Paranın yaşamı sürdürebilmek ve ihtiyaçları karşılayabilmek için gerekli bir araç olduğunu vurgulayan Psikolog Dilara Sayar, “Paranın sağladığı birçok şey, mutluluk getiriyor. En büyük konfor ise günlük hayatın stres kaynaklarını kontrol edebilmek. Örneğin; ani gelişen bir hastalığın tedavi sürecini rahatça karşılayabilmek, zorlu bir anda düşünmeksizin taksiye binebilmek gibi deneyimler paranın sağladığı konfor deneyimleri. Ancak bu mutluluk bir ömür sürüyor mu? Cevabı birçok araştırma ile de desteklenir şekilde, hayır” ifadelerini kullandı.
Psikolog Berk Karaoğlu ise yeme, içme gibi fizyolojik ihtiyaçlar dışında iş, aile, sağlık gibi güvenlik ihtiyaçlarının karşılanmasına yönelik önemli kademelerin geçiş aşamasında paranın önemi daha fazlayken; sevgi, aidiyet ve saygınlık gibi daha sosyal, ruhsal, kültürel noktalarda paranın yerini manevi değerlere bıraktığını ve insanın parayla mutluluk korelasyonunun azaldığını söyledi.
‘SEVGİ VE SAYGI GİBİ DUYGULARI PARAYLA ALABİLMEK İMKANSIZ’
Çok fazla paraya sahip olup istediğine hızla ulaşan, kaygısız ve çok çabalamadan yaşamını sürdüren kişilerin bir noktadan sonra mutlu olamadıklarının altını çizen Dilara Sayar, “Yaşamları kolaylaştıkça, mutlu olmaları zorlaşıyor. Çünkü mutlu olmanın onlar için eş değeri olan yaşantılar oldukça sıradanlaşıyor. Tam tersi olarak; istediğine belli bir çaba sonucu ulaşan kişiler için de mutluluğun değeri oldukça fazlalaşıyor" dedi ve ekledi:
"Çünkü insanın bir amacının olması ve bu amaç için çabalıyor olması, yaşamını anlamlı kılan en önemli sebeplerden biri. İnsan olmanın gerçek kimliğiyle eşleşen aile, dostluk, arkadaşlık, dürüstlük, yardımlaşma, sevgi, saygı ve adalet gibi değerlerin mutlulukla ilişkisi çok daha güçlü ve bu değerlerin parayla satın alınması imkânsız. Satın alabileceğine inanarak, odağına parayı koyan kişiler için kaçınılmaz son; bu değerleri unutmak, yok saymak ve sonunda da artık tam anlamıyla hissedilemeyen ‘mutluluk açlığı’ oluyor.”

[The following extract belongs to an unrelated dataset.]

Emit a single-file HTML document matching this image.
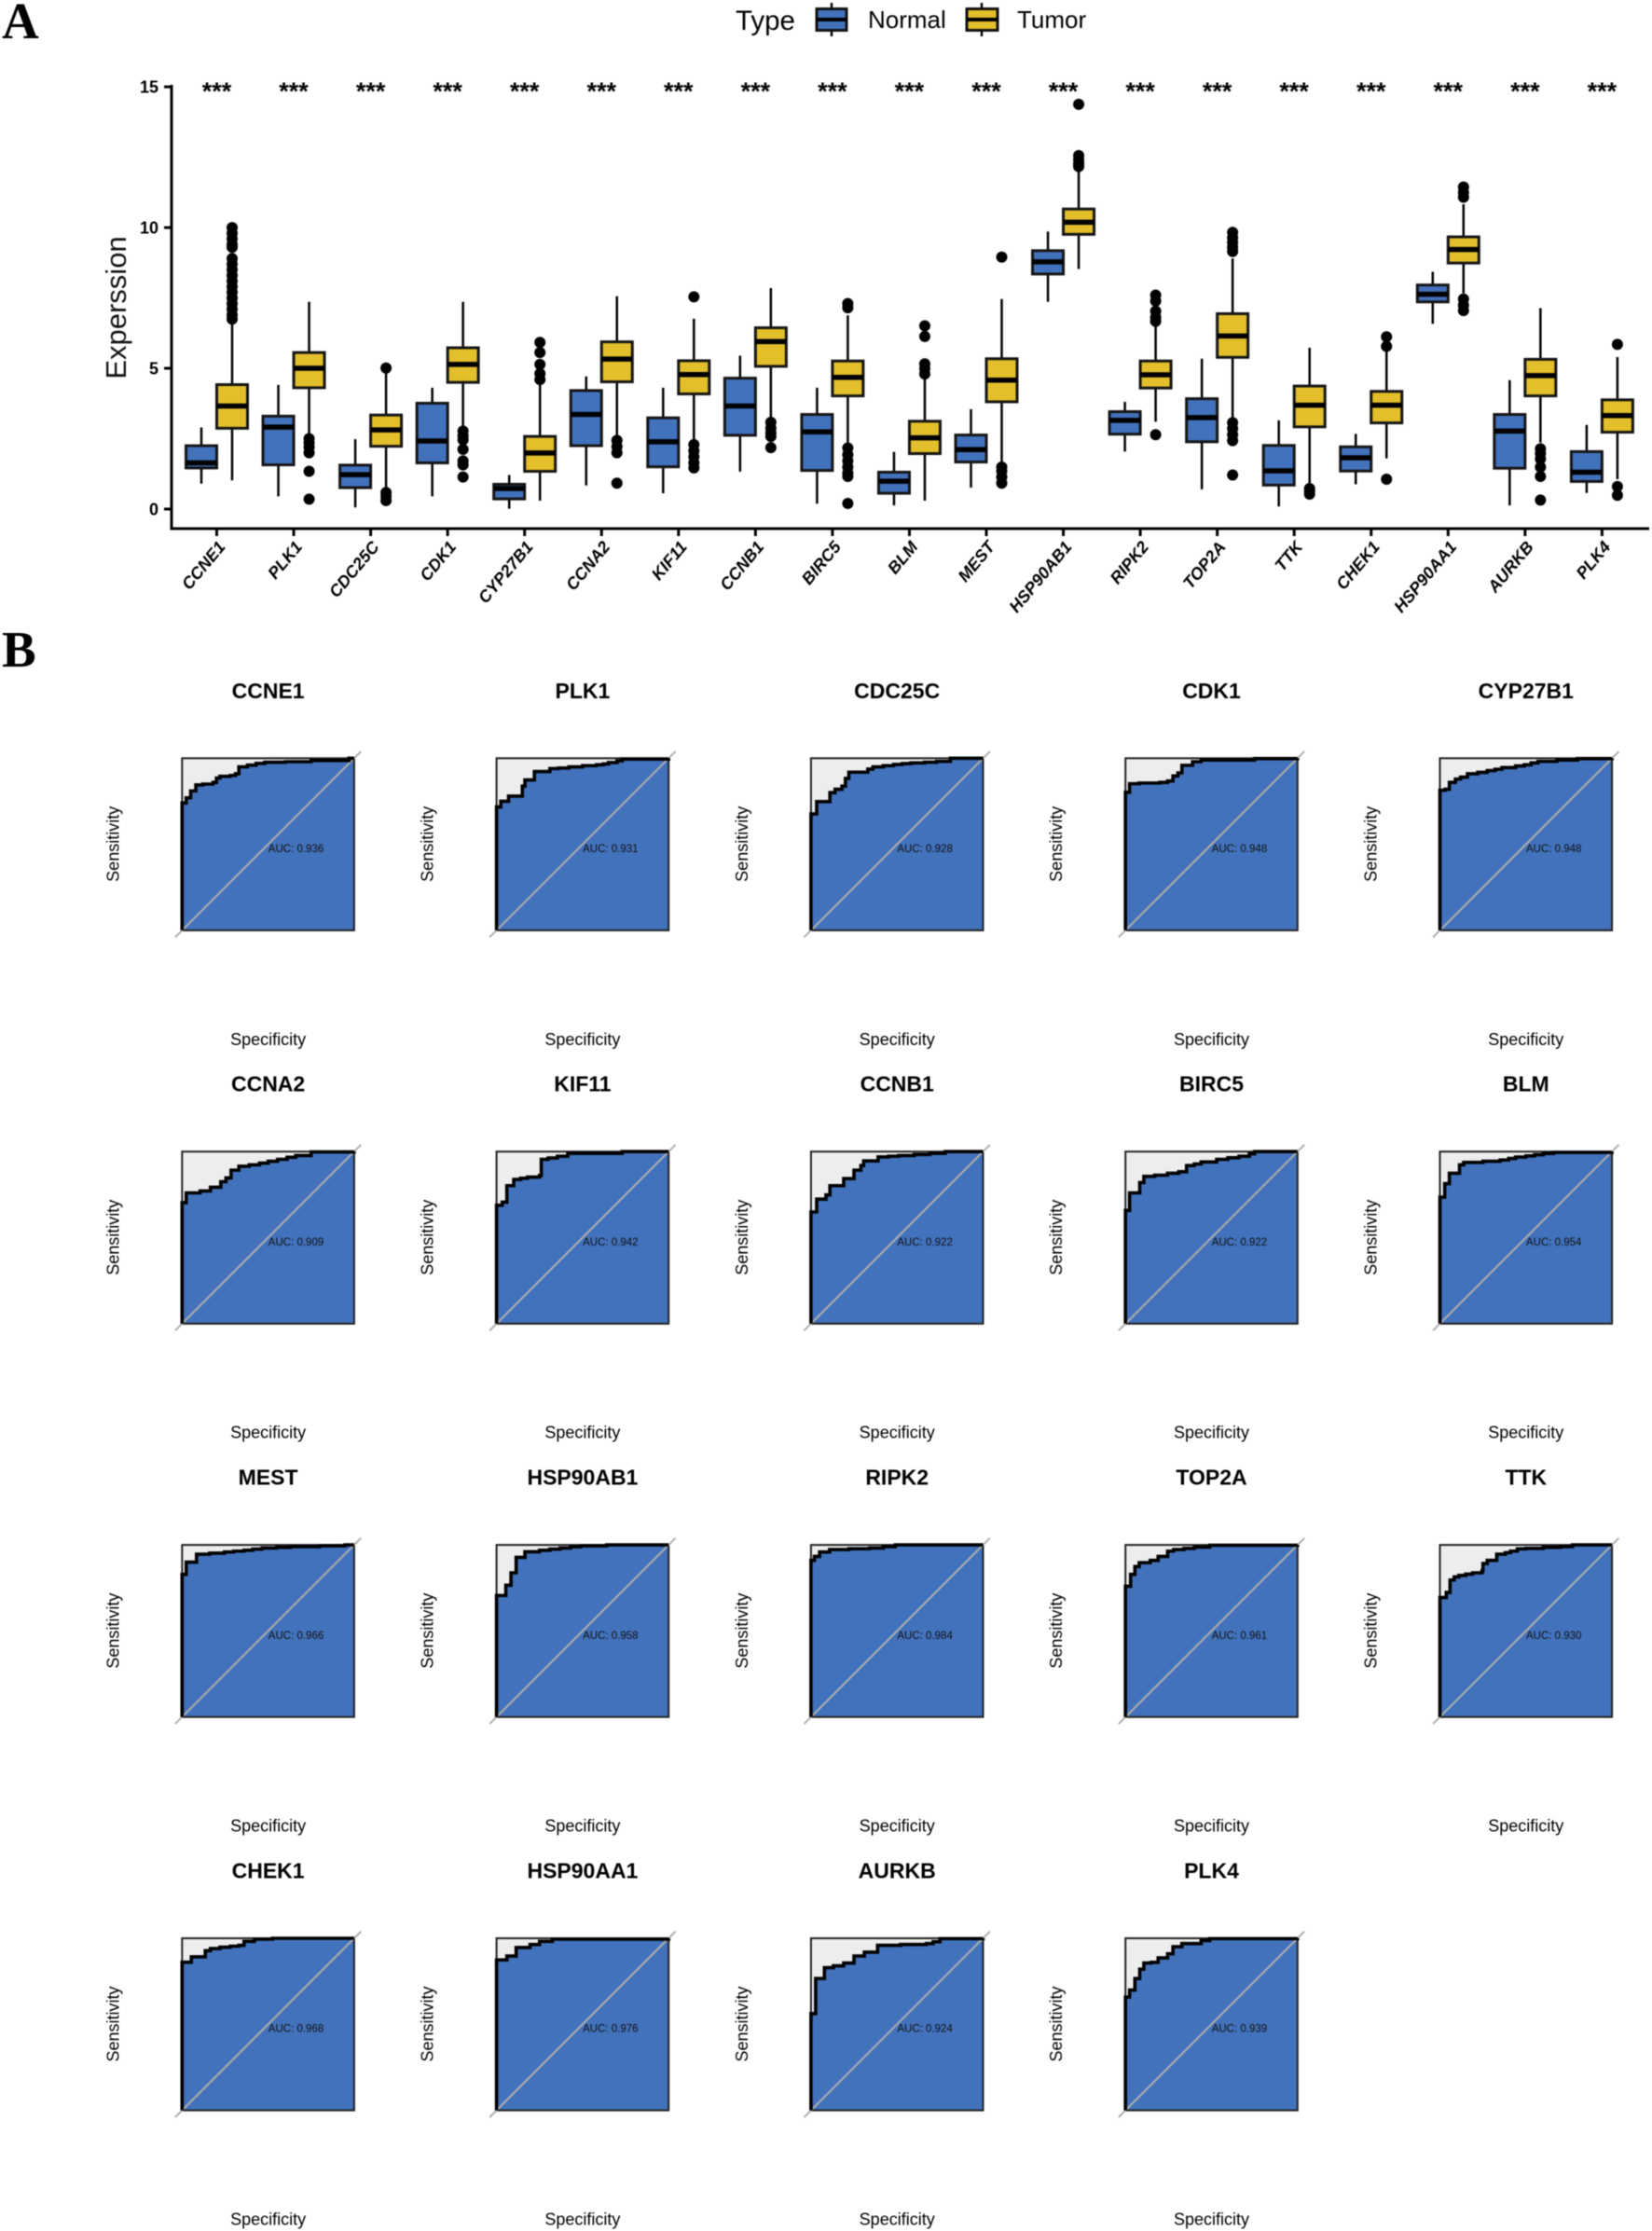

‘İNSANLAR UĞRUNA ÇABA GÖSTERDİKLERİ İÇİN PARAYLA MUTLU OLUYOR’
İnsanların amacı uğruna uğraştıkları ve didindikleri şeyin kendilerini mutlu edeceklerini düşünmek durumunda olduklarını ifade eden Berk Karaoğlu, “Yoksa o amaç uğruna motive olamaz. Bu mutluluğu paraya bağlamanın yanı sıra, mutluluğu sadece kariyere, evlenmeye, çocuk yapmaya, güçlü olmaya bağlayanlarda da dinamik benzerlik gösterir. Özellikle de para ile başarıyı, sevilmeyi, beğenilmeyi, kontrol edebilmeyi bağdaştırabildiğimiz için paranın önemli bir mutluluk aracı olduğu düşünülüyor” açıklamalarında bulundu.